CERA: Global products to remain tight through 2007

June 26, 2006
Disruptions to supplies of gasoline, diesel fuel, and light products, associated in part with changes in fuel quality standards, will keep oil markets tight and prices high during the next 2 years, Cambridge Energy Research Associates forecast in a report issued June 6.

Disruptions to supplies of gasoline, diesel fuel, and light products, associated in part with changes in fuel quality standards, will keep oil markets tight and prices high during the next 2 years, Cambridge Energy Research Associates forecast in a report issued June 6.

“Incremental additions to refining capacity over the next 2 years [will] be insufficient to meet new global demand,” it predicts. For the short term, CERA expects the US industry to use “innovative” methods this summer to overcome logistical hurdles involving the switch to ethanol from methyl tertiary butyl ether (MTBE) in gasoline. More than 10% of gasoline volumes in some areas are affected.

If the US Environmental Protection Agency grants waivers already authorized by the administration of President George W. Bush for deliveries of nonreformulated gasoline to shortage-prone areas, supplies could be increased through imports as well.

CERA says it also expects US refiners to ramp up to full production as maintenance programs are complete and hurricane-damaged refineries come back on stream.

Nevertheless, such measures may not be enough to lower gasoline prices significantly this summer, CERA says, because of the “continued susceptibility of crude oil prices to geopolitically upward pressure” and because refining capacity additions will lag incremental demand growth, causing global refining tightness. CERA analysts expect global markets to remain tight “with exposure to potentially sharp price upswings-even in response to small, unexpected disruptions in refinery operations.”

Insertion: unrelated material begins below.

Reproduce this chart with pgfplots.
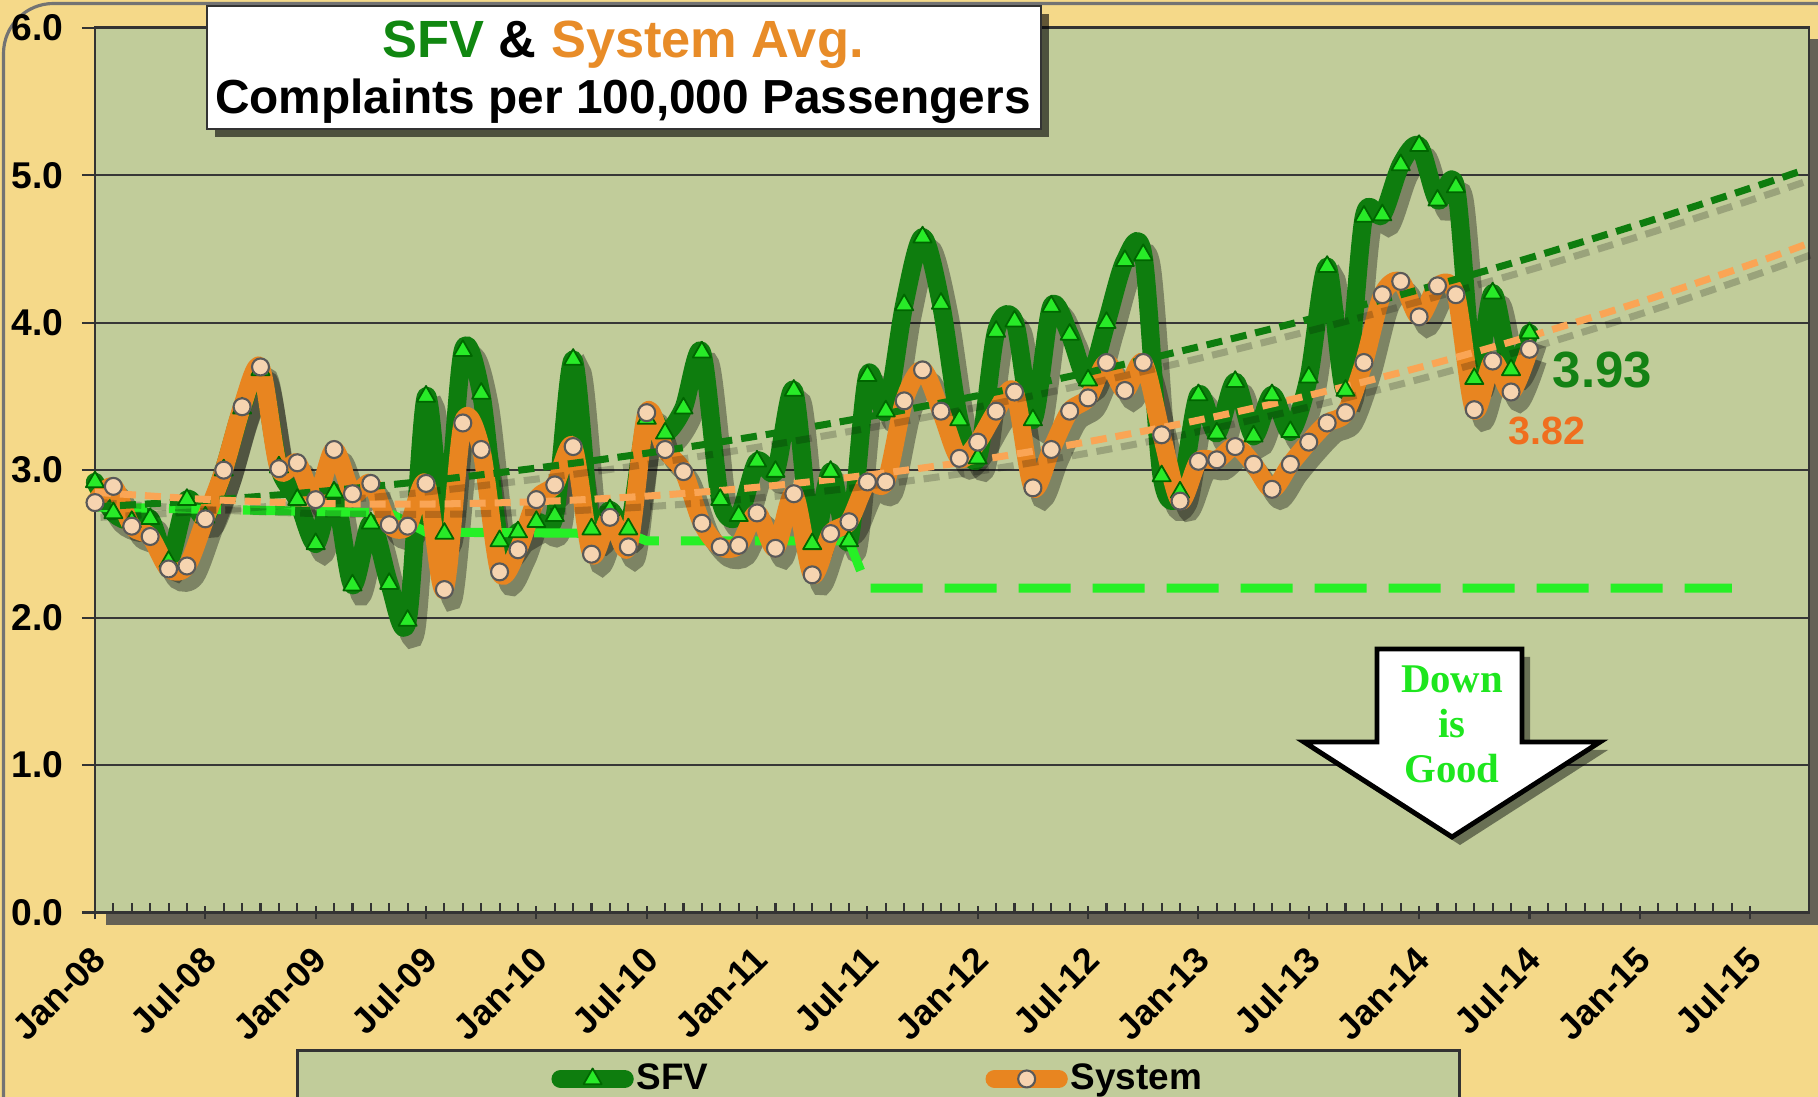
\documentclass[border=0pt]{standalone}
\usepackage{pgfplots}
\pgfplotsset{compat=1.18}
\usepackage{pgfplotstable}
\usepackage{fontspec}
\setmainfont{Liberation Sans}
\newfontfamily\serifbold{Liberation Serif}
\usetikzlibrary{shadows}

\definecolor{outerbg}{RGB}{245,217,137}
\definecolor{plotbg}{RGB}{193,204,154}
\definecolor{sfvline}{RGB}{14,125,14}
\definecolor{sfvmark}{RGB}{40,235,40}
\definecolor{sysline}{RGB}{232,133,32}
\definecolor{sysmark}{RGB}{246,212,176}
\definecolor{systrend}{RGB}{250,165,85}
\definecolor{target}{RGB}{38,240,38}
\definecolor{gridc}{RGB}{55,55,55}
\definecolor{titlegreen}{RGB}{17,135,17}
\definecolor{titleorange}{RGB}{232,140,40}
\definecolor{lab393}{RGB}{20,130,20}
\definecolor{lab382}{RGB}{240,110,30}
\definecolor{downgreen}{RGB}{30,230,30}

\pgfplotstableread{
m sfv sys
0 2.92 2.78
1 2.71 2.89
2 2.65 2.62
3 2.67 2.55
4 2.38 2.33
5 2.80 2.35
6 2.68 2.67
7 3.00 3.00
8 3.42 3.43
9 3.68 3.70
10 3.02 3.01
11 2.80 3.05
12 2.50 2.80
13 2.85 3.14
14 2.22 2.84
15 2.64 2.91
16 2.23 2.63
17 1.98 2.62
18 3.50 2.91
19 2.57 2.19
20 3.81 3.32
21 3.52 3.14
22 2.52 2.31
23 2.58 2.46
24 2.65 2.80
25 2.69 2.90
26 3.75 3.16
27 2.60 2.43
28 2.73 2.68
29 2.60 2.48
30 3.35 3.39
31 3.25 3.14
32 3.42 2.99
33 3.80 2.64
34 2.80 2.48
35 2.69 2.49
36 3.06 2.71
37 2.99 2.47
38 3.54 2.84
39 2.50 2.29
40 2.99 2.57
41 2.52 2.65
42 3.64 2.92
43 3.40 2.92
44 4.12 3.47
45 4.58 3.68
46 4.13 3.40
47 3.34 3.08
48 3.08 3.19
49 3.94 3.40
50 4.01 3.53
51 3.34 2.88
52 4.11 3.14
53 3.92 3.40
54 3.61 3.49
55 4.00 3.73
56 4.42 3.54
57 4.46 3.73
58 2.96 3.24
59 2.85 2.79
60 3.51 3.06
61 3.25 3.07
62 3.60 3.16
63 3.23 3.04
64 3.51 2.87
65 3.26 3.04
66 3.63 3.19
67 4.38 3.32
68 3.54 3.39
69 4.72 3.73
70 4.73 4.19
71 5.07 4.28
72 5.20 4.04
73 4.83 4.25
74 4.92 4.19
75 3.62 3.41
76 4.20 3.74
77 3.68 3.53
78 3.93 3.82
}\datatable

\pgfplotstableread{
m g o
0 2.750 2.850
6 2.795 2.802
12 2.853 2.775
18 2.926 2.770
24 3.014 2.786
30 3.115 2.824
36 3.231 2.884
42 3.361 2.966
48 3.505 3.068
54 3.663 3.193
60 3.836 3.339
66 4.023 3.507
72 4.224 3.696
78 4.439 3.907
84 4.669 4.140
90 4.912 4.394
93 5.039 4.530
}\trendtable

\pgfplotstableread{
m t
0 2.75
16 2.71
18 2.58
29 2.57
30 2.52
41 2.52
42 2.20
89 2.20
}\targettable

\begin{document}
\begin{tikzpicture}
% outer background
\fill[outerbg] (0,0) rectangle (181.8mm,109.7mm);
\draw[black!55, line width=0.9pt, rounded corners=5mm] (0.35mm,-20mm) rectangle (200mm,109.35mm);
% plot area shadow
\fill[black!70, opacity=0.85] (10.6mm,17.2mm) rectangle (182mm,105.8mm);

\begin{axis}[
  at={(9.5mm,18.45mm)}, anchor=south west,
  scale only axis, width=171.4mm, height=88.47mm,
  xmin=0, xmax=93.2, ymin=0, ymax=6,
  axis background/.style={fill=plotbg},
  axis line style={draw=black!80, line width=0.8pt},
  ymajorgrids, major grid style={draw=gridc, line width=0.6pt},
  ytick={0,1,2,3,4,5,6},
  yticklabel style={font=\bfseries\fontsize{10.6}{12}\selectfont, xshift=-0.6mm,
    /pgf/number format/fixed, /pgf/number format/fixed zerofill,
    /pgf/number format/precision=1, /pgf/number format/assume math mode=true},
  xtick={0,6,...,90},
  xticklabels={Jan-08,Jul-08,Jan-09,Jul-09,Jan-10,Jul-10,Jan-11,Jul-11,Jan-12,Jul-12,Jan-13,Jul-13,Jan-14,Jul-14,Jan-15,Jul-15},
  xticklabel style={rotate=45, anchor=north east, font=\bfseries\fontsize{10.2}{12}\selectfont, xshift=-0.44mm, yshift=0.24mm},
  minor x tick num=5,
  tick align=outside,
  major tick length=1.3mm, minor tick length=0.9mm,
  tick style={draw=black!80, line width=0.6pt},
  every minor x tick/.append style={yshift=0.9mm},
  every major x tick/.append style={yshift=0.6mm},
  ytick pos=left, xtick pos=bottom,
  clip=false,
  legend style={at={(0.457,-0.1543)}, anchor=north, draw=black!80, line width=0.8pt,
    fill=plotbg, inner xsep=25.4mm, inner ysep=0.6mm,
    font=\bfseries\fontsize{10.5}{12}\selectfont,
    /tikz/every even column/.append style={column sep=27.4mm},
    nodes={inner xsep=0.3mm}},
  legend columns=2,
  legend cell align=left,
  legend image code/.code={\draw[#1, mark repeat=2, mark phase=2] plot coordinates {(0mm,0mm) (3.2mm,0mm) (6.4mm,0mm)};},
]
% shadows
\addplot[forget plot, draw=black, opacity=0.35, line width=5.2pt, smooth, no markers]
  table[x expr=\thisrow{m}+0.45, y expr=\thisrow{sfv}-0.075]{\datatable};
\addplot[forget plot, draw=black, opacity=0.35, line width=5.2pt, smooth, no markers]
  table[x expr=\thisrow{m}+0.45, y expr=\thisrow{sys}-0.075]{\datatable};

% SFV
\addplot[draw=sfvline, line width=5.2pt, smooth, line cap=round, line join=round,
  mark=triangle*, mark size=1.05mm, mark options={fill=sfvmark, draw=black!60!green, line width=0.5pt, solid}]
  table[x=m, y=sfv]{\datatable};
\addlegendentry{SFV}

% target
\addplot[forget plot, draw=target, line width=2.6pt, dash pattern=on 5.2mm off 2.2mm, no markers]
  table[x=m, y=t]{\targettable};

% System
\addplot[draw=sysline, line width=5.2pt, smooth, line cap=round, line join=round,
  mark=*, mark size=0.85mm, mark options={fill=sysmark, draw=black!65, line width=0.6pt, solid}]
  table[x=m, y=sys]{\datatable};
\addlegendentry{System}

% trend shadows
\addplot[forget plot, draw=black, opacity=0.2, line width=2pt, dash pattern=on 1.6mm off 0.9mm, smooth, no markers]
  table[x expr=\thisrow{m}+0.3, y expr=\thisrow{g}-0.07]{\trendtable};
\addplot[forget plot, draw=black, opacity=0.2, line width=2pt, dash pattern=on 1.6mm off 0.9mm, smooth, no markers]
  table[x expr=\thisrow{m}+0.3, y expr=\thisrow{o}-0.07]{\trendtable};
% trends
\addplot[forget plot, draw=sfvline, line width=2pt, dash pattern=on 1.6mm off 0.9mm, smooth, no markers]
  table[x=m, y=g]{\trendtable};
\addplot[forget plot, draw=systrend, line width=2pt, dash pattern=on 1.6mm off 0.9mm, smooth, no markers]
  table[x=m, y=o]{\trendtable};
\end{axis}

% title box
\node[draw=black!80, line width=0.6pt, fill=white, minimum width=83.4mm, minimum height=12.3mm,
  anchor=north west, inner sep=0pt,
  drop shadow={shadow xshift=0.8mm, shadow yshift=-0.8mm, fill=black, opacity=0.6}] at (20.6mm,109.24mm) {};
\node[anchor=base, font=\bfseries\fontsize{14.9}{17}\selectfont, inner sep=0pt] at (62.3mm,103.9mm)
  {\textcolor{titlegreen}{SFV} \& \textcolor{titleorange}{System Avg.}};
\node[anchor=base, font=\bfseries\fontsize{13.6}{16}\selectfont, inner sep=0pt] at (62.3mm,98.3mm)
  {Complaints per 100,000 Passengers};

% end labels
\node[anchor=base west, inner sep=0pt, text=lab393, font=\bfseries\fontsize{14.5}{16}\selectfont] at (155.2mm,70.9mm) {3.93};
\node[anchor=base west, inner sep=0pt, text=lab382, font=\bfseries\fontsize{11.2}{13}\selectfont] at (150.8mm,65.2mm) {3.82};

% Down is Good arrow
\filldraw[fill=white, draw=black, line width=1.4pt, line join=miter,
  drop shadow={shadow xshift=0.8mm, shadow yshift=-0.8mm, fill=black, opacity=0.45}]
  (137.7mm,44.8mm) -- (152.2mm,44.8mm) -- (152.2mm,35.5mm) -- (160.0mm,35.5mm)
  -- (145.2mm,26.0mm) -- (130.4mm,35.5mm) -- (137.7mm,35.5mm) -- cycle;
\node[anchor=base, inner sep=0pt, text=downgreen, font=\serifbold\bfseries\fontsize{11.6}{13}\selectfont] at (145.2mm,40.4mm) {Down};
\node[anchor=base, inner sep=0pt, text=downgreen, font=\serifbold\bfseries\fontsize{11.6}{13}\selectfont] at (145.2mm,35.9mm) {is};
\node[anchor=base, inner sep=0pt, text=downgreen, font=\serifbold\bfseries\fontsize{11.6}{13}\selectfont] at (145.2mm,31.4mm) {Good};

\pgfresetboundingbox
\useasboundingbox (0,0) rectangle (181.8mm,109.7mm);
\end{tikzpicture}
\end{document}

Inventories of refined products are critical when markets are constrained by a lack of spare refining capacity, CERA notes. “Gasoline and distillate inventories in the US are not particularly flush, foreshadowing tight oil supplies this summer.”

Long-term scenario

Margins for light products are expected to remain well above historical averages during 2006-07, higher than even 2005’s soaring levels, for a number of reasons, CERA says, including:

  • Rising wages, shortages of skilled labor, and inflation of costs for other key services and construction materials, such as iron, steel, and cement, are likely to raise costs and delay refinery expansions.
  • Economic incentives for some refinery expansions may be stifled by the policies of China and several other developing countries, which are interfering with the market by initiating price controls on refined products and creating subsidies.
  • Midwest refiners in the US, however, may upgrade facilities in deep conversion projects to refine extra-heavy crude from Western Canada as Canadian producers seek outlets for their crude and develop strategies to produce hydrogen to improve its quality.
  • Proposed new heavy-oil refinery projects in the Middle East likely will go forward to ensure markets for national oil companies’ heavy crudes, meet growing demand for area transportation fuels, and reestablish an influence on global benchmark crude prices.